WHAT YOU NEED TO DO: Exactly reproduce all the records, keeping pictures out of the copy.

•••

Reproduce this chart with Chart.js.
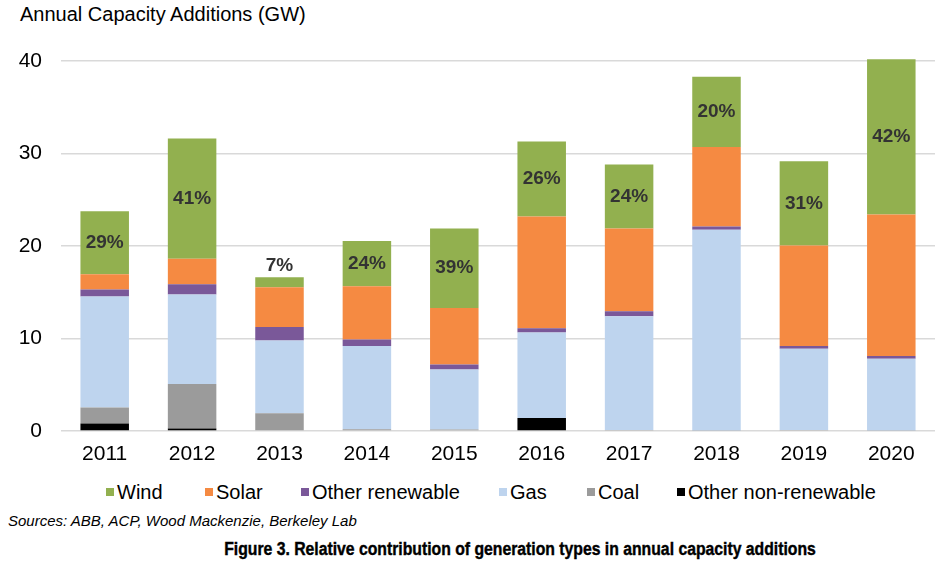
<!DOCTYPE html>
<html>
<head>
<meta charset="utf-8">
<script src="https://cdn.jsdelivr.net/npm/chart.js@4.4.1/dist/chart.umd.min.js"></script>
<style>
  body { margin: 0; background: #fff; font-family: Arial, "Liberation Sans", sans-serif; }
  #wrap { position: relative; width: 952px; height: 572px; overflow: hidden; }
  #title { position: absolute; left: 20px; top: 3px; font-size: 20px; color: #000; }
  #box { position: absolute; left: 0; top: 0; width: 952px; height: 471px; }
  #legend { position: absolute; left: 0; top: 480px; width: 952px; height: 24px; }
  .legend-item { position: absolute; top: 0; display: flex; align-items: center; font-size: 20px; line-height: 24px; color: #000; }
  .legend-dot { width: 8px; height: 8px; margin-right: 3px; }
  #sources { position: absolute; left: 8px; top: 512px; font-size: 15px; font-style: italic; color: #000; }
  #caption { position: absolute; left: 0; width: 1040px; top: 539px; text-align: center;
             font-family: "Liberation Sans Narrow", "Arial Narrow", Arial, sans-serif; font-weight: bold;
             font-size: 17.5px; color: #000; -webkit-text-stroke: 0.4px #000;
             transform: scaleX(0.9); transform-origin: 520px 0; }
</style>
</head>
<body>
<div id="wrap">
  <div id="title">Annual Capacity Additions (GW)</div>
  <div id="box"><canvas id="chart"></canvas></div>
  <div id="legend"></div>
  <div id="sources">Sources: ABB, ACP, Wood Mackenzie, Berkeley Lab</div>
  <div id="caption">Figure 3. Relative contribution of generation types in annual capacity additions</div>
</div>
<script>
// values (GW)
const years = ['2011', '2012', '2013', '2014', '2015', '2016', '2017', '2018', '2019', '2020'];
const otherNonRenewable = [0.8, 0.27, 0, 0, 0, 1.4, 0, 0, 0, 0];
const coal              = [1.75, 4.8, 1.93, 0.2, 0.15, 0, 0.1, 0.05, 0.1, 0.05];
const gas               = [12.0, 9.7, 7.85, 9.0, 6.5, 9.25, 12.3, 21.7, 8.8, 7.75];
const otherRenewable    = [0.75, 1.1, 1.45, 0.7, 0.55, 0.45, 0.55, 0.35, 0.3, 0.3];
const solar             = [1.65, 2.75, 4.3, 5.75, 6.1, 12.1, 8.95, 8.6, 10.85, 15.3];
const wind              = [6.8, 13.0, 1.1, 4.9, 8.6, 8.1, 6.9, 7.6, 9.1, 16.8];
const windShare         = ['29%', '41%', '7%', '24%', '39%', '26%', '24%', '20%', '31%', '42%'];
const yTicks            = [0, 10, 20, 30, 40];

const COLOURS = {
  wind:     '#92b04f',
  solar:    '#f58a42',
  otherRen: '#7a5899',
  gas:      '#bed4ee',
  coal:     '#9b9b9b',
  otherNon: '#000000',
};

// legend (Excel order: top of stack first), positions match the reference
const legendItems = [
  { label: 'Wind',                color: COLOURS.wind,     x: 106 },
  { label: 'Solar',               color: COLOURS.solar,    x: 205 },
  { label: 'Other renewable',     color: COLOURS.otherRen, x: 301 },
  { label: 'Gas',                 color: COLOURS.gas,      x: 499 },
  { label: 'Coal',                color: COLOURS.coal,     x: 587 },
  { label: 'Other non-renewable', color: COLOURS.otherNon, x: 677 },
];
document.getElementById('legend').innerHTML = legendItems.map(item => `
  <div class="legend-item" style="left:${item.x}px">
    <div class="legend-dot" style="background:${item.color}"></div>
    <span>${item.label}</span>
  </div>
`).join('');

// wind share label inside the wind segment (above the bar when too thin)
const windLabels = {
  id: 'windLabels',
  afterDatasetsDraw(chart) {
    const idx = chart.data.datasets.findIndex(ds => ds.label === 'Wind');
    const meta = chart.getDatasetMeta(idx);
    const ctx = chart.ctx;
    ctx.save();
    ctx.font = 'bold 19px Arial, "Liberation Sans", sans-serif';
    ctx.fillStyle = '#333333';
    ctx.textAlign = 'center';
    ctx.textBaseline = 'middle';
    meta.data.forEach((bar, i) => {
      const h = bar.base - bar.y;
      const y = h < 26 ? bar.y - 11 : (bar.y + bar.base) / 2;
      ctx.fillText(windShare[i], bar.x, y);
    });
    ctx.restore();
  },
};

const seg = (label, data, color) => ({
  label, data, backgroundColor: color, borderWidth: 0,
  stack: 'cap', clip: false,
  barPercentage: 0.555, categoryPercentage: 1,
});

new Chart(document.getElementById('chart'), {
  type: 'bar',
  data: {
    labels: years,
    datasets: [
      seg('Other non-renewable', otherNonRenewable, COLOURS.otherNon),
      seg('Coal', coal, COLOURS.coal),
      seg('Gas', gas, COLOURS.gas),
      seg('Other renewable', otherRenewable, COLOURS.otherRen),
      seg('Solar', solar, COLOURS.solar),
      seg('Wind', wind, COLOURS.wind),
    ],
  },
  options: {
    responsive: true,
    maintainAspectRatio: false,
    animation: false,
    layout: { padding: { top: 61, right: 17, left: 0, bottom: 0 } },
    plugins: { legend: { display: false }, tooltip: { enabled: false } },
    scales: {
      x: {
        stacked: true,
        grid: { display: false, drawTicks: false },
        border: { display: false },
        ticks: { color: '#000', padding: 11, font: { size: 21, family: 'Arial, "Liberation Sans", sans-serif' } },
        afterFit(scale) { scale.height = 40; },
      },
      y: {
        stacked: true,
        min: 0,
        max: 40,
        grid: { color: '#d9d9d9', lineWidth: 1.5, drawTicks: false },
        border: { display: false },
        afterBuildTicks(scale) { scale.ticks = yTicks.map(v => ({ value: v })); },
        ticks: { color: '#000', padding: 19, font: { size: 21, family: 'Arial, "Liberation Sans", sans-serif' } },
        afterFit(scale) { scale.width = 61; },
      },
    },
  },
  plugins: [windLabels],
});
</script>
</body>
</html>
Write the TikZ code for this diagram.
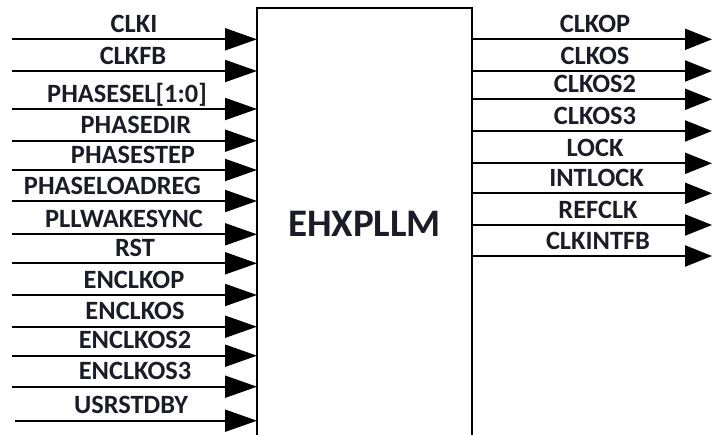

•••

CORRECT OUTPUT:
Reproduce this chart with Chart.js.
<!DOCTYPE html>
<html>
<head>
<meta charset="utf-8">
<script src="https://cdn.jsdelivr.net/npm/chart.js@4.4.1/dist/chart.umd.min.js"></script>
<style>
  body { margin: 0; background: #fff; font-family: Arial, "Liberation Sans", sans-serif; }
  #wrap { position: relative; width: 952px; height: 572px; overflow: hidden; }
  #title { position: absolute; left: 20px; top: 3px; font-size: 20px; color: #000; }
  #box { position: absolute; left: 0; top: 0; width: 952px; height: 471px; }
  #legend { position: absolute; left: 0; top: 480px; width: 952px; height: 24px; }
  .legend-item { position: absolute; top: 0; display: flex; align-items: center; font-size: 20px; line-height: 24px; color: #000; }
  .legend-dot { width: 8px; height: 8px; margin-right: 3px; }
  #sources { position: absolute; left: 8px; top: 512px; font-size: 15px; font-style: italic; color: #000; }
  #caption { position: absolute; left: 0; width: 1040px; top: 539px; text-align: center;
             font-family: "Liberation Sans Narrow", "Arial Narrow", Arial, sans-serif; font-weight: bold;
             font-size: 17.5px; color: #000; -webkit-text-stroke: 0.4px #000;
             transform: scaleX(0.9); transform-origin: 520px 0; }
</style>
</head>
<body>
<div id="wrap">
  <div id="title">Annual Capacity Additions (GW)</div>
  <div id="box"><canvas id="chart"></canvas></div>
  <div id="legend"></div>
  <div id="sources">Sources: ABB, ACP, Wood Mackenzie, Berkeley Lab</div>
  <div id="caption">Figure 3. Relative contribution of generation types in annual capacity additions</div>
</div>
<script>
// values (GW)
const years = ['2011', '2012', '2013', '2014', '2015', '2016', '2017', '2018', '2019', '2020'];
const otherNonRenewable = [0.8, 0.27, 0, 0, 0, 1.4, 0, 0, 0, 0];
const coal              = [1.75, 4.8, 1.93, 0.2, 0.15, 0, 0.1, 0.05, 0.1, 0.05];
const gas               = [12.0, 9.7, 7.85, 9.0, 6.5, 9.25, 12.3, 21.7, 8.8, 7.75];
const otherRenewable    = [0.75, 1.1, 1.45, 0.7, 0.55, 0.45, 0.55, 0.35, 0.3, 0.3];
const solar             = [1.65, 2.75, 4.3, 5.75, 6.1, 12.1, 8.95, 8.6, 10.85, 15.3];
const wind              = [6.8, 13.0, 1.1, 4.9, 8.6, 8.1, 6.9, 7.6, 9.1, 16.8];
const windShare         = ['29%', '41%', '7%', '24%', '39%', '26%', '24%', '20%', '31%', '42%'];
const yTicks            = [0, 10, 20, 30, 40];

const COLOURS = {
  wind:     '#92b04f',
  solar:    '#f58a42',
  otherRen: '#7a5899',
  gas:      '#bed4ee',
  coal:     '#9b9b9b',
  otherNon: '#000000',
};

// legend (Excel order: top of stack first), positions match the reference
const legendItems = [
  { label: 'Wind',                color: COLOURS.wind,     x: 106 },
  { label: 'Solar',               color: COLOURS.solar,    x: 205 },
  { label: 'Other renewable',     color: COLOURS.otherRen, x: 301 },
  { label: 'Gas',                 color: COLOURS.gas,      x: 499 },
  { label: 'Coal',                color: COLOURS.coal,     x: 587 },
  { label: 'Other non-renewable', color: COLOURS.otherNon, x: 677 },
];
document.getElementById('legend').innerHTML = legendItems.map(item => `
  <div class="legend-item" style="left:${item.x}px">
    <div class="legend-dot" style="background:${item.color}"></div>
    <span>${item.label}</span>
  </div>
`).join('');

// wind share label inside the wind segment (above the bar when too thin)
const windLabels = {
  id: 'windLabels',
  afterDatasetsDraw(chart) {
    const idx = chart.data.datasets.findIndex(ds => ds.label === 'Wind');
    const meta = chart.getDatasetMeta(idx);
    const ctx = chart.ctx;
    ctx.save();
    ctx.font = 'bold 19px Arial, "Liberation Sans", sans-serif';
    ctx.fillStyle = '#333333';
    ctx.textAlign = 'center';
    ctx.textBaseline = 'middle';
    meta.data.forEach((bar, i) => {
      const h = bar.base - bar.y;
      const y = h < 26 ? bar.y - 11 : (bar.y + bar.base) / 2;
      ctx.fillText(windShare[i], bar.x, y);
    });
    ctx.restore();
  },
};

const seg = (label, data, color) => ({
  label, data, backgroundColor: color, borderWidth: 0,
  stack: 'cap', clip: false,
  barPercentage: 0.555, categoryPercentage: 1,
});

new Chart(document.getElementById('chart'), {
  type: 'bar',
  data: {
    labels: years,
    datasets: [
      seg('Other non-renewable', otherNonRenewable, COLOURS.otherNon),
      seg('Coal', coal, COLOURS.coal),
      seg('Gas', gas, COLOURS.gas),
      seg('Other renewable', otherRenewable, COLOURS.otherRen),
      seg('Solar', solar, COLOURS.solar),
      seg('Wind', wind, COLOURS.wind),
    ],
  },
  options: {
    responsive: true,
    maintainAspectRatio: false,
    animation: false,
    layout: { padding: { top: 61, right: 17, left: 0, bottom: 0 } },
    plugins: { legend: { display: false }, tooltip: { enabled: false } },
    scales: {
      x: {
        stacked: true,
        grid: { display: false, drawTicks: false },
        border: { display: false },
        ticks: { color: '#000', padding: 11, font: { size: 21, family: 'Arial, "Liberation Sans", sans-serif' } },
        afterFit(scale) { scale.height = 40; },
      },
      y: {
        stacked: true,
        min: 0,
        max: 40,
        grid: { color: '#d9d9d9', lineWidth: 1.5, drawTicks: false },
        border: { display: false },
        afterBuildTicks(scale) { scale.ticks = yTicks.map(v => ({ value: v })); },
        ticks: { color: '#000', padding: 19, font: { size: 21, family: 'Arial, "Liberation Sans", sans-serif' } },
        afterFit(scale) { scale.width = 61; },
      },
    },
  },
  plugins: [windLabels],
});
</script>
</body>
</html>
Write the TikZ code for this diagram.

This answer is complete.